= Justina Casagli =

Swedish opera singer

Justina Kristina Casagli née Wässelius (4 October 1794 – 1841) was a Swedish opera singer. She was internationally famous and active in Italy and Germany. She was a member of the Royal Swedish Academy of Music.

== Life ==

Justina Casagli was born in Stockholm. She was the daughter of a tapestry manufacturer, and the sister of Jeanette Wässelius. The home was reportedly a poor one.

Following the example of her elder sister, she was enrolled in the Royal Dramatic Training Academy in 1805 under the tutelage of Sofia Lovisa Gråå. As such, she was active as a student in the performances of the student school. She was engaged at the Royal Swedish Opera in 1812-18. She married the Italien ballet dancer Luigi Casagli in 1812 and was thus known as Justina Casagli.

Justina Casagli was described as a graceful and lively beauty with a flexible voice and flawless dramatic ability. As her sister, the acknowledged prima donna at the time, she was one of the most valued members of the Royal Opera, which is visible in their contract: as her sister, she was given a salary of 1000 riksdaler, another 400 for concerts and the right to six months study trips. Justina Casagli was inducted to the Royal Swedish Academy of Music in 1817, the same year as her sister and Anna Sofia Sevelin, both of them elite singers of the Opera.

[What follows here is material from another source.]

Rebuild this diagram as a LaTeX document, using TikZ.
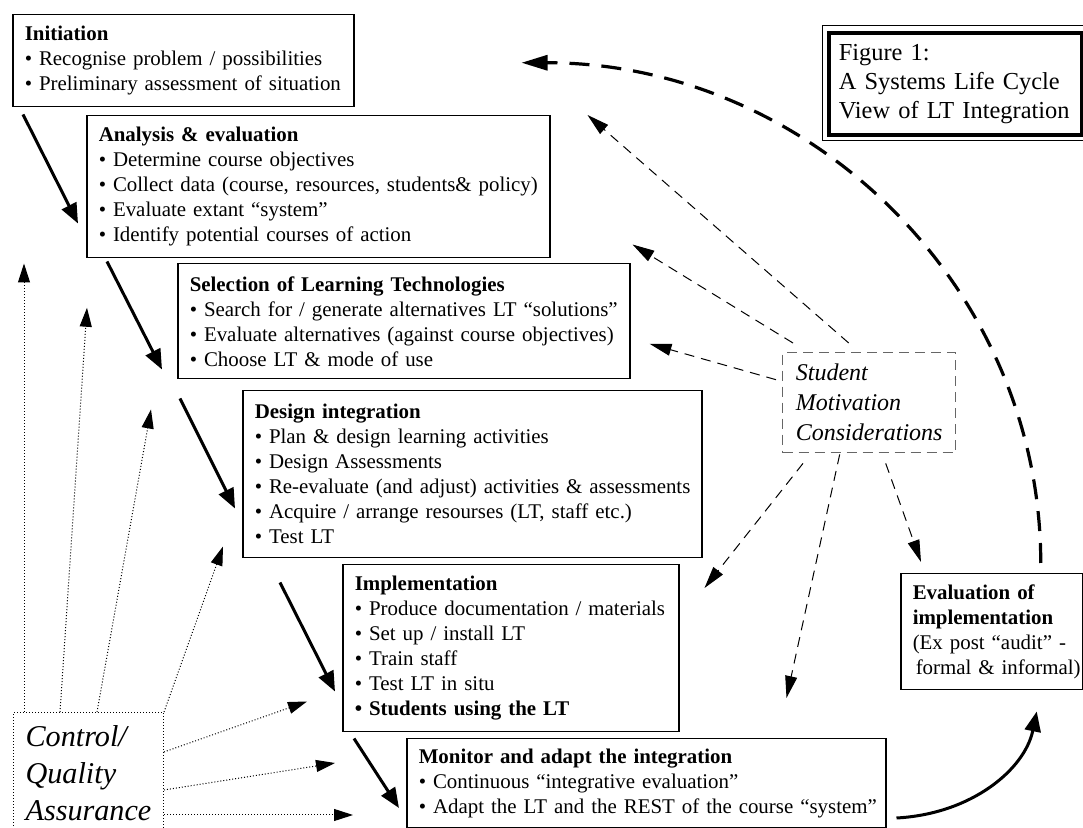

In 1818, Casagli left Sweden with her spouse and made her a successful Italian debut in La Cenerentola by Rossini in Turin. She continued to tour Italy successfully the following years, and became the first Swedish opera singer to have made an international career. In 1823, she made her debut in Rossini's La donna del lago in Rome, where her success was so great that she was said to have "made herself immortal". In Lucca in 1827, she made another performance in Cimarosa's Il matrimonio segreto, which attracted fame, before finding permanent employment. She was engaged at the National Theatre Munich in Munich in Germany in 1827-31.

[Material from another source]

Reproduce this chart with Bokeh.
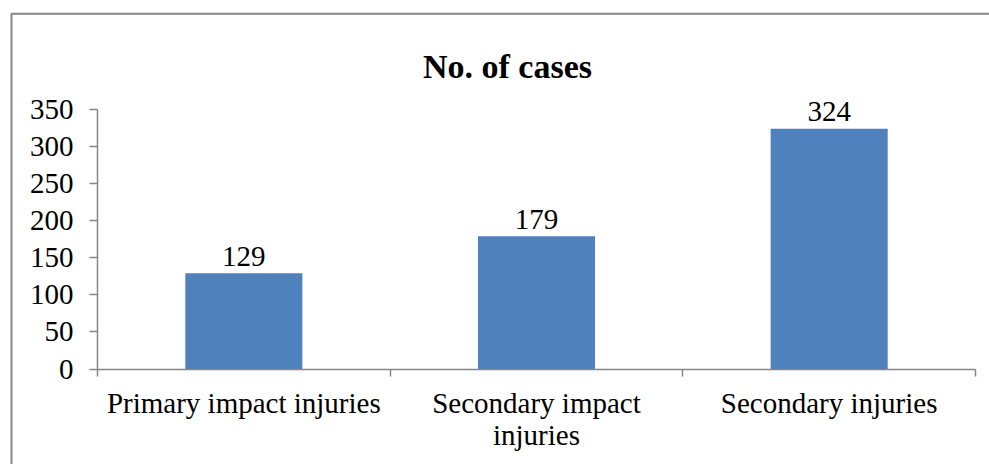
from bokeh.plotting import figure
from bokeh.models import Range1d, FixedTicker, LinearAxis, Label, ColumnDataSource
from bokeh.core.properties import value
from bokeh.embed import file_html
from bokeh.resources import INLINE

# ---- data ----
title_text = "No. of cases"
categories = ["Primary impact injuries", "Secondary impact\ninjuries", "Secondary injuries"]
cases = [129, 179, 324]
y_ticks = [0, 50, 100, 150, 200, 250, 300, 350]

FONT = '"Liberation Serif", "Times New Roman", serif'
AXIS_COLOR = "#868686"
BAR_COLOR = "#4F81BD"

W, H = 989, 464
# pixel layout of the chart (canvas coordinates)
X0_PX, X3_PX = 97.0, 975.0          # category axis start / end
Y0_PX, Y350_PX = 368.5, 109.0       # value axis 0 / 350
n = len(categories)
sx = (X3_PX - X0_PX) / n
sy = (Y0_PX - Y350_PX) / 350.0
x_start = -X0_PX / sx
x_end = x_start + W / sx
y_end = Y0_PX / sy
y_start = -(H - Y0_PX) / sy

xs = [i + 0.5 for i in range(n)]
src = ColumnDataSource(dict(x=xs, top=cases, label=[str(v) for v in cases]))

p = figure(width=W, height=H, output_backend="svg", toolbar_location=None,
           x_range=Range1d(x_start, x_end), y_range=Range1d(y_start, y_end),
           x_axis_location=None, y_axis_location=None,
           min_border=0, min_border_left=0, min_border_right=0,
           min_border_top=0, min_border_bottom=0)
p.outline_line_color = None
p.xgrid.visible = False
p.ygrid.visible = False
p.background_fill_color = "white"
p.border_fill_color = "white"

# outer chart border (only its left and top edges fall inside the picture)
bx = (11 - X0_PX) / sx
by = (Y0_PX - 13.3) / sy
p.line(x=[bx, bx, x_end + 1], y=[y_start - 10, by, by], line_color=AXIS_COLOR, line_width=2)

# bars
p.vbar(x="x", top="top", width=0.4, source=src, fill_color=BAR_COLOR, line_color=None)
p.text(x="x", y="top", text="label", source=src, text_font=value(FONT), text_font_size="29px",
       text_align="center", text_baseline="alphabetic", y_offset=-17, text_color="black")

# y axis
ya = LinearAxis(ticker=FixedTicker(ticks=y_ticks), bounds=(0, 350), fixed_location=0)
ya.axis_line_color = AXIS_COLOR
ya.axis_line_width = 1.5
ya.major_tick_line_color = AXIS_COLOR
ya.major_tick_line_width = 1.5
ya.major_tick_out = 8
ya.major_tick_in = 0
ya.minor_tick_line_color = None
ya.major_label_text_font = FONT
ya.major_label_text_font_size = "29px"
ya.major_label_text_color = "black"
ya.major_label_standoff = 16
p.add_layout(ya, "left")

# x axis: line with ticks at category boundaries
xa = LinearAxis(ticker=FixedTicker(ticks=list(range(n + 1))), bounds=(0, n), fixed_location=0)
xa.axis_line_color = AXIS_COLOR
xa.axis_line_width = 1.5
xa.major_tick_line_color = AXIS_COLOR
xa.major_tick_line_width = 1.5
xa.major_tick_out = 7
xa.major_tick_in = 0
xa.minor_tick_line_color = None
xa.major_label_overrides = {i: "" for i in range(n + 1)}
xa.major_label_text_font_size = "1px"
p.add_layout(xa, "below")

# x axis: category labels at centres
xb = LinearAxis(ticker=FixedTicker(ticks=xs), fixed_location=0)
xb.axis_line_color = None
xb.major_tick_line_color = None
xb.major_tick_out = 0
xb.major_tick_in = 0
xb.minor_tick_line_color = None
xb.major_label_overrides = {x: c for x, c in zip(xs, categories)}
xb.major_label_text_font = FONT
xb.major_label_text_font_size = "29px"
xb.major_label_text_line_height = 1.0
xb.major_label_text_color = "black"
xb.major_label_standoff = 18
p.add_layout(xb, "below")

# title
p.add_layout(Label(x=(507 - X0_PX) / sx, y=(Y0_PX - 66) / sy, text=title_text, text_font=FONT,
                   text_font_size="34px", text_font_style="bold", text_align="center",
                   text_baseline="alphabetic", text_color="black"))

open("out.html", "w").write(file_html(p, INLINE))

In 1831, she was widowed and returned to Sweden, where she sought employment at the Royal Swedish Opera in Stockholm. She was refused a position because there where concerns that her voice had been damaged, and there was also less need for her after her former role there was filled by Henriette Widerberg.

Justina Casagli spent her last years in Parma, where she died. Her last years where marred by financial problems, and she committed suicide by throwing herself out a window during a depression caused by her financial difficulties.